All criminal defense lawyers need to read this opinion, and re-read before responding to an ineffective assistance claim. It's a good reminder that you are always an advocate for your client - even after the representation ends. The best advice you can give anyone is to not do anything in haste. Allow yourself to cool off, and recognize it for what it is - an attempt by a desperate person to gain freedom.

And by the way - if you messed up admit it, and move on. You owe the client nothing less.

 

 

Should Innocence Projects be treated differently

 

Innocence projects occupy a special place in the justice system. The most obvious attribute is that they only handle cases of actual innocence – which is a pretty small percentage of cases. They also only handle cases where someone has been convicted, and usually been through the appellate process. They all operate on shoestring budgets, and represent those who can't afford a lawyer.

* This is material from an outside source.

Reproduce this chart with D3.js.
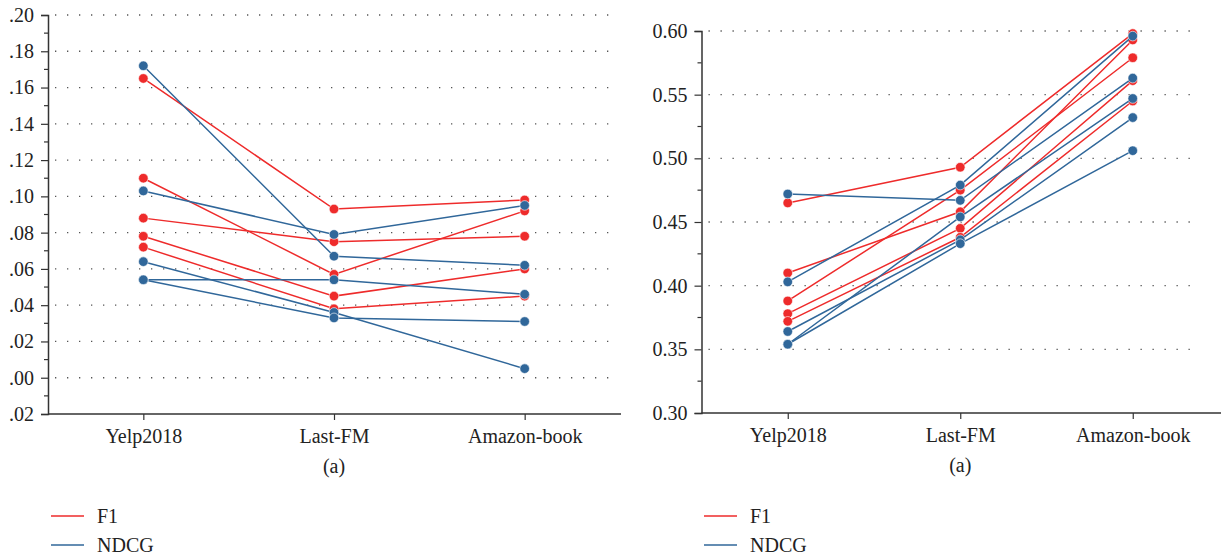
<!DOCTYPE html>
<html>
<head>
<meta charset="utf-8">
<script src="https://cdn.jsdelivr.net/npm/d3@7"></script>
<style>
  html, body { margin: 0; padding: 0; background: #fff; }
  svg { display: block; }
  text { font-family: "Liberation Serif", "DejaVu Serif", serif; fill: #222; }
</style>
</head>
<body>
<svg id="chart" width="1221" height="559"></svg>
<script>
// ---------- data ----------
const categories = ["Yelp2018", "Last-FM", "Amazon-book"];

// Left panel
const leftF1 = [
  [0.165, 0.093, 0.098],
  [0.110, 0.057, 0.092],
  [0.088, 0.075, 0.078],
  [0.078, 0.045, 0.060],
  [0.072, 0.038, 0.045]
];
const leftNDCG = [
  [0.172, 0.067, 0.062],
  [0.103, 0.079, 0.095],
  [0.064, 0.036, 0.005],
  [0.054, 0.054, 0.046],
  [0.054, 0.033, 0.031]
];
const leftTicks = [-0.02, 0.00, 0.02, 0.04, 0.06, 0.08, 0.10, 0.12, 0.14, 0.16, 0.18, 0.20];
const leftTickLabels = [".02", ".00", ".02", ".04", ".06", ".08", ".10", ".12", ".14", ".16", ".18", ".20"];

// Right panel
const rightF1 = [
  [0.465, 0.493, 0.598],
  [0.410, 0.458, 0.593],
  [0.388, 0.475, 0.579],
  [0.378, 0.445, 0.561],
  [0.372, 0.438, 0.545]
];
const rightNDCG = [
  [0.472, 0.467, 0.563],
  [0.403, 0.479, 0.596],
  [0.354, 0.454, 0.547],
  [0.364, 0.436, 0.532],
  [0.354, 0.433, 0.506]
];
const rightTicks = [0.30, 0.35, 0.40, 0.45, 0.50, 0.55, 0.60];
const rightTickLabels = ["0.30", "0.35", "0.40", "0.45", "0.50", "0.55", "0.60"];

const seriesNames = ["F1", "NDCG"];
const subLabel = "(a)";

// ---------- style ----------
const RED = "#ee2b2b";
const BLUE = "#30679a";
const AXIS = "#333";
const FONT = 20;
const FAMILY = "'Liberation Serif', 'DejaVu Serif', serif";

const svg = d3.select("#chart");

function panel(cfg) {
  const g = svg.append("g");
  const x = d3.scalePoint().domain(categories).range([cfg.x0, cfg.x1]).padding(0.5);
  const y = d3.scaleLinear().domain(cfg.domain).range([cfg.yBottom, cfg.yTop]);

  // dotted gridlines (not at the bottom tick)
  g.append("g").selectAll("line")
    .data(cfg.ticks.slice(1))
    .join("line")
    .attr("x1", cfg.x0 + 7)
    .attr("x2", cfg.gridEnd)
    .attr("y1", d => y(d))
    .attr("y2", d => y(d))
    .attr("stroke", "#555")
    .attr("stroke-width", 1.3)
    .attr("stroke-dasharray", "1.3,10.7");

  // minor ticks
  const minor = [];
  for (let i = 0; i < cfg.ticks.length - 1; i++) minor.push((cfg.ticks[i] + cfg.ticks[i + 1]) / 2);
  g.append("g").selectAll("line")
    .data(minor)
    .join("line")
    .attr("x1", cfg.x0 - 4).attr("x2", cfg.x0)
    .attr("y1", d => y(d)).attr("y2", d => y(d))
    .attr("stroke", AXIS).attr("stroke-width", 1.2);

  // y axis
  const yAxis = d3.axisLeft(y)
    .tickValues(cfg.ticks)
    .tickFormat((d, i) => cfg.labels[i])
    .tickSize(7)
    .tickPadding(7);
  const ya = g.append("g").attr("transform", `translate(${cfg.x0},0)`).call(yAxis)
    .attr("font-family", FAMILY).attr("font-size", FONT);
  ya.select(".domain").attr("stroke", AXIS).attr("stroke-width", 1.5);
  ya.selectAll(".tick line").attr("stroke", AXIS).attr("stroke-width", 1.2);
  ya.selectAll(".tick text").attr("fill", "#222");

  // x axis
  const xAxis = d3.axisBottom(x).tickSize(6).tickPadding(9);
  const xa = g.append("g").attr("transform", `translate(0,${cfg.yBottom})`).call(xAxis)
    .attr("font-family", FAMILY).attr("font-size", FONT);
  xa.select(".domain").attr("stroke", AXIS).attr("stroke-width", 1.5)
    .attr("d", `M${cfg.x0},0H${cfg.axisEnd}`);
  xa.selectAll(".tick line").attr("stroke", AXIS).attr("stroke-width", 1.2);
  xa.selectAll(".tick text").attr("fill", "#222");

  // sub label
  g.append("text")
    .attr("x", x(categories[1]))
    .attr("y", cfg.yBottom + 59)
    .attr("text-anchor", "middle")
    .attr("font-size", FONT)
    .text(subLabel);

  const line = d3.line().x((d, i) => x(categories[i])).y(d => y(d));

  function drawSeries(data, color) {
    data.forEach(vals => {
      g.append("path")
        .attr("d", line(vals))
        .attr("fill", "none")
        .attr("stroke", color)
        .attr("stroke-width", 1.5);
    });
    data.forEach(vals => {
      g.append("g").selectAll("circle")
        .data(vals)
        .join("circle")
        .attr("cx", (d, i) => x(categories[i]))
        .attr("cy", d => y(d))
        .attr("r", 4.8)
        .attr("fill", color)
        .attr("stroke", "#fff")
        .attr("stroke-width", 0.6);
    });
  }
  drawSeries(cfg.f1, RED);
  drawSeries(cfg.ndcg, BLUE);

  // legend
  const colors = [RED, BLUE];
  seriesNames.forEach((name, i) => {
    const ly = cfg.legendY + i * 29;
    g.append("line")
      .attr("x1", cfg.legendX).attr("x2", cfg.legendX + 33)
      .attr("y1", ly).attr("y2", ly)
      .attr("stroke", colors[i]).attr("stroke-width", 1.5);
    g.append("text")
      .attr("x", cfg.legendX + 46)
      .attr("y", ly + 7)
      .attr("font-size", FONT)
      .text(name);
  });
}

panel({
  x0: 48, x1: 620, axisEnd: 621, gridEnd: 618,
  yTop: 15, yBottom: 414,
  domain: [-0.02, 0.20],
  ticks: leftTicks, labels: leftTickLabels,
  f1: leftF1, ndcg: leftNDCG,
  legendX: 51, legendY: 516
});

panel({
  x0: 701.5, x1: 1219, axisEnd: 1221, gridEnd: 1198,
  yTop: 31, yBottom: 413,
  domain: [0.30, 0.60],
  ticks: rightTicks, labels: rightTickLabels,
  f1: rightF1, ndcg: rightNDCG,
  legendX: 704, legendY: 516
});
</script>
</body>
</html>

I liked to believe that some degree of credibility is given to innocence projects. Since their budgets are limited, they must be extremely selective in the cases they take – and devote resources. If an innocence project takes a case, you can bet they have no doubt that the person is actually innocent. In other words, they didn't do it. Prosecutors being who they are though, they view such projects with a certain level of suspicion – and rightly so to some extent. No one expects them to jump on board simply because an innocence project is involved. On the other hand, you would expect them to treat the projects a little different from the run of the mill lawyer. After all, they don't have to represent anyone, and you don't have a right to counsel in such proceedings.

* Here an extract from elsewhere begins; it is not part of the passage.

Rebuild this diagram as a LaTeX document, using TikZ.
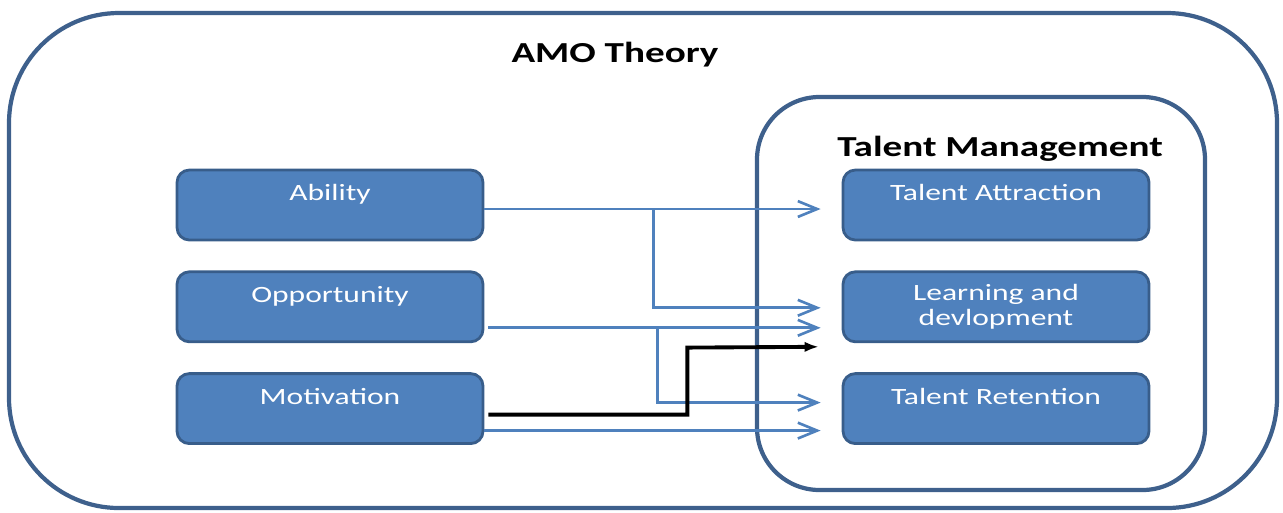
\documentclass[tikz,border=0pt]{standalone}
\usepackage{fontspec}
\setmainfont{Carlito}[FakeStretch=1.35]
\usetikzlibrary{positioning,arrows.meta,calc}
\definecolor{boxfill}{RGB}{79,129,189}
\definecolor{boxline}{RGB}{56,93,138}
\definecolor{frameline}{RGB}{62,96,140}
\definecolor{linkblue}{RGB}{79,129,189}
\begin{document}
\begin{tikzpicture}[
  x=0.02cm, y=-0.02cm,
  font=\fontsize{13.3}{14.7}\selectfont,
  box/.style={draw=boxline, line width=1.6pt, fill=boxfill, rounded corners=7pt,
    minimum width=6.12cm, minimum height=1.4cm, text=white, align=center, inner sep=0pt},
  frame/.style={draw=frameline, line width=2.4pt},
  ttl/.style={font=\fontsize{16.5}{19}\selectfont\bfseries},
  arr/.style={-{Straight Barb[length=11pt, width=9pt]}, linkblue, line width=1.5pt},
  karr/.style={-{Latex[length=8pt, width=6pt]}, black, line width=2.2pt},
]
\useasboundingbox (0,0) rectangle (1283,512);
% frames
\draw[frame, rounded corners=2.2cm] (9,13) rectangle (1277,508);
\draw[frame, rounded corners=1.25cm] (757,97) rectangle (1205,490);
\node[ttl] (amo) at (615,55) {AMO Theory};
\node[ttl] (tm) at (1000,149) {Talent Management};
% AMO boxes
\node[box] (ability) at (330,205) {Ability\\[-5pt]\strut};
\node[box, below=0.58cm of ability] (opp) {Opportunity\\[-5pt]\strut};
\node[box, below=0.58cm of opp] (motiv) {Motivation\\[-5pt]\strut};
% talent management boxes
\node[box] (attract) at (996,205) {Talent Attraction\\[-5pt]\strut};
\node[box, below=0.58cm of attract] (learn) {Learning and\\devlopment};
\node[box, below=0.58cm of learn] (retain) {Talent Retention\\[-5pt]\strut};
% links
\draw[arr] ($(ability.east)+(0,4)$) -- ($(attract.west)+(-21,4)$);
\draw[arr] ($(ability.east)+(169,4)$) |- ($(learn.west)+(-21,1)$);
\draw[arr] ($(opp.east)+(4,21)$) -- ($(learn.west)+(-21,21)$);
\draw[arr] ($(opp.east)+(173,21)$) |- ($(retain.west)+(-21,-6)$);
\draw[karr] ($(motiv.east)+(4,6)$) -| ($(motiv.east)+(203,-61)$) -- ($(learn.west)+(-23,40)$);
\draw[arr] ($(motiv.east)+(0,22)$) -- ($(retain.west)+(-21,22)$);
\end{tikzpicture}
\end{document}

All this brings me to an upsetting post by the Florida Innocence Project. They have noticed an increasing level of opposition by prosecutors. In other words, they are fighting the cases more aggressively. Is that because they are starting to look bad? I think that is part of it; everyone has an ego, it takes a hit when you find our you are wrong.  However, A big part is also the adversary system itself - which doesn't work well in innocence cases.

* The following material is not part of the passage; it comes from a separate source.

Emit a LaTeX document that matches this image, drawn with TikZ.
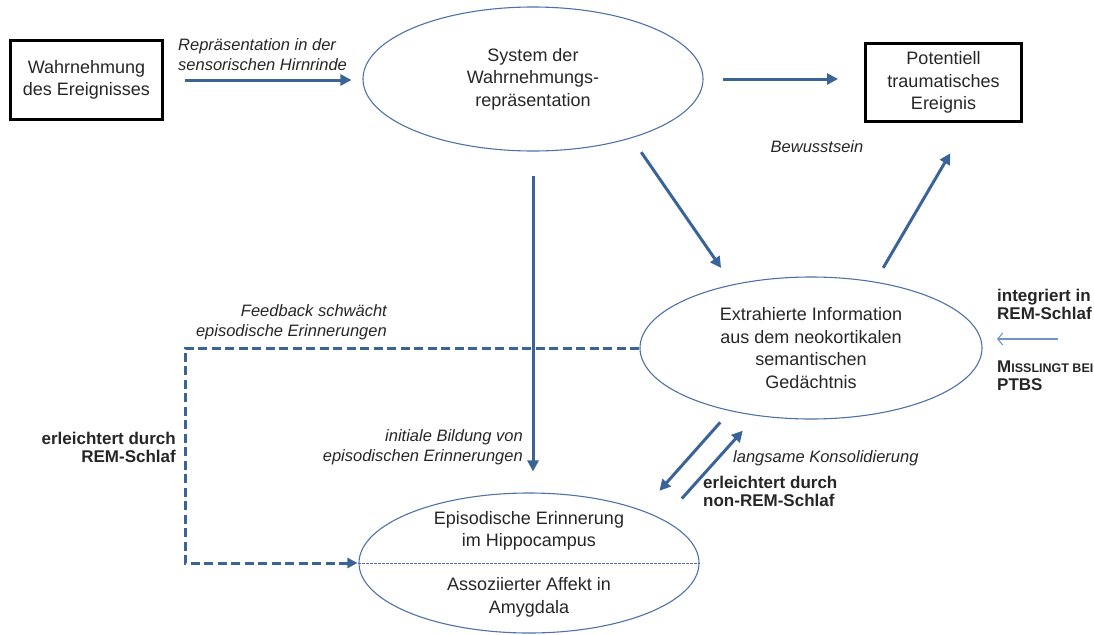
\documentclass[tikz,border=0pt]{standalone}
\usepackage{fontspec}
\setmainfont{Liberation Sans}
\usetikzlibrary{arrows.meta,shapes.geometric}
\definecolor{cArr}{HTML}{3A6497}
\definecolor{cEll}{HTML}{4E72A6}
\definecolor{cThin}{HTML}{6F93C6}
\definecolor{cTxt}{HTML}{262626}
\tikzset{
  arr/.style={line width=3pt, cArr, -{Triangle[length=11pt,width=11pt]}},
  fbarr/.style={line width=3pt, cArr, dash pattern=on 9pt off 4.5pt, -{Triangle[length=10pt,width=10pt]}},
  thinarr/.style={cThin, line width=1.1pt, -{Straight Barb[length=5pt,width=12pt]}},
  ell/.style={ellipse, draw=cEll, line width=1.1pt, inner sep=0pt},
  evbox/.style={rectangle, draw=black, line width=3pt, inner sep=0pt},
  divl/.style={cEll, line width=0.8pt, dash pattern=on 2.5pt off 1.5pt},
  mtxt/.style={align=center, text=cTxt, font=\fontsize{18}{22.5}\selectfont},
  lblI/.style={inner sep=0pt, text=cTxt, font=\fontsize{16.5}{19.5}\selectfont\itshape},
  lblB/.style={inner sep=0pt, text=cTxt, font=\fontsize{17}{18}\selectfont\bfseries},
}

\begin{document}
\begin{tikzpicture}[x=1pt, y=-1pt]
\useasboundingbox (0,0) rectangle (1094,634);
\node[evbox, mtxt, minimum width=152pt, minimum height=79pt] (wahr) at (86.5,80) {Wahrnehmung\\des Ereignisses};
\node[ell, mtxt, minimum width=340pt, minimum height=144pt] (sys) at (533,79) {System der\\Wahrnehmungs-\\repräsentation};
\node[evbox, mtxt, minimum width=156pt, minimum height=78pt] (pte) at (943.5,82.5) {Potentiell\\traumatisches\\Ereignis};
\node[ell, mtxt, minimum width=342pt, minimum height=142pt] (ext) at (811,348) {Extrahierte Information\\aus dem neokortikalen\\semantischen\\Gedächtnis};
\node[ell, minimum width=340pt, minimum height=140pt] (epi) at (529,563) {};
\node[mtxt] (epiT) at (529,531) {Episodische Erinnerung\\im Hippocampus};
\node[mtxt] (epiB) at (529,597.5) {Assoziierter Affekt in\\Amygdala};
\draw[divl] (epi.west) -- (epi.east);

\node[lblI, anchor=west, align=left] (repr) at (178,54.5) {Repräsentation in der\\sensorischen Hirnrinde};
\node[lblI] (bew) at (817,147) {Bewusstsein};
\node[lblI, anchor=east, align=right] (fbk) at (387,322) {Feedback schwächt\\episodische Erinnerungen};
\node[lblI, anchor=east, align=right] (init) at (523,447) {initiale Bildung von\\episodischen Erinnerungen};
\node[lblI, anchor=west] (kons) at (733,458) {langsame Konsolidierung};
\node[lblB, anchor=east, align=right] (remL) at (176,447) {erleichtert durch\\REM-Schlaf};
\node[lblB, anchor=west, align=left] (nrem) at (703,491) {erleichtert durch\\non-REM-Schlaf};
\node[lblB, anchor=west, align=left] (integ) at (997,304) {integriert in\\REM-Schlaf};
\node[lblB, anchor=west, align=left] (miss) at (997,376) {M{\fontsize{12.5}{18}\selectfont ISSLINGT BEI}\\PTBS};

\coordinate (bend) at (185,0);
\coordinate (remS) at (1058,339);
\coordinate (remE) at (997,339);

\draw[arr, shorten <=21pt, shorten >=11pt] (wahr.east) -- (wahr.east -| sys.west);
\draw[arr, shorten <=19pt, shorten >=26pt] (sys.east) -- (sys.east -| pte.west);
\draw[arr, shorten <=17pt, shorten >=20pt] (sys.-31) -- (ext.141);
\draw[arr, shorten <=16pt, shorten >=35pt] (ext.46.5) -- ([xshift=24.5pt]pte.south);
\draw[fbarr, shorten >=1pt] (ext.west) -- (ext.west -| bend) |- (epi.west);
\draw[arr, shorten <=24pt, shorten >=21pt] (sys.south) -- (sys.south |- epi.north);
\draw[arr, shorten <=15pt, shorten >=26pt] (ext.-142) -- (epi.25);
\draw[arr, shorten <=28pt, shorten >=20pt] (epi.18) -- (ext.-129);
\draw[thinarr] (remS) -- (remE);
\end{tikzpicture}
\end{document}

By definition, the adversary system didn't work when an actually innocent person is convicted. Sometimes it's no one fault, but other times not. In an adversarial system the parties start out taking opposing positions; and most of the time prosecutors don't feel much personal responsibility. The jury is one that makes the decision, and they view their job as simply presenting the case to the jury. In innocence cases though the ultimate responsibility is on the prosecutor - while there has to be judicial determination, the position of prosecutor plays a significant role. In other words, if they oppose the claim, the chances are good it won't get granted.

All that means they shouldn't oppose an innocence claims simply because they believe that is their job. The responsibility is on them, and they have to make a decision that is often times not popular. When politics are interjected, the system is bound to fail.

We have made great strides in innocence litigation, but much remains to be done. If the actually innocent are to have any hope the prosecutors must do their part - which is to step out of their normal role. Unfortunately, it looks like this isn't happening in Florida.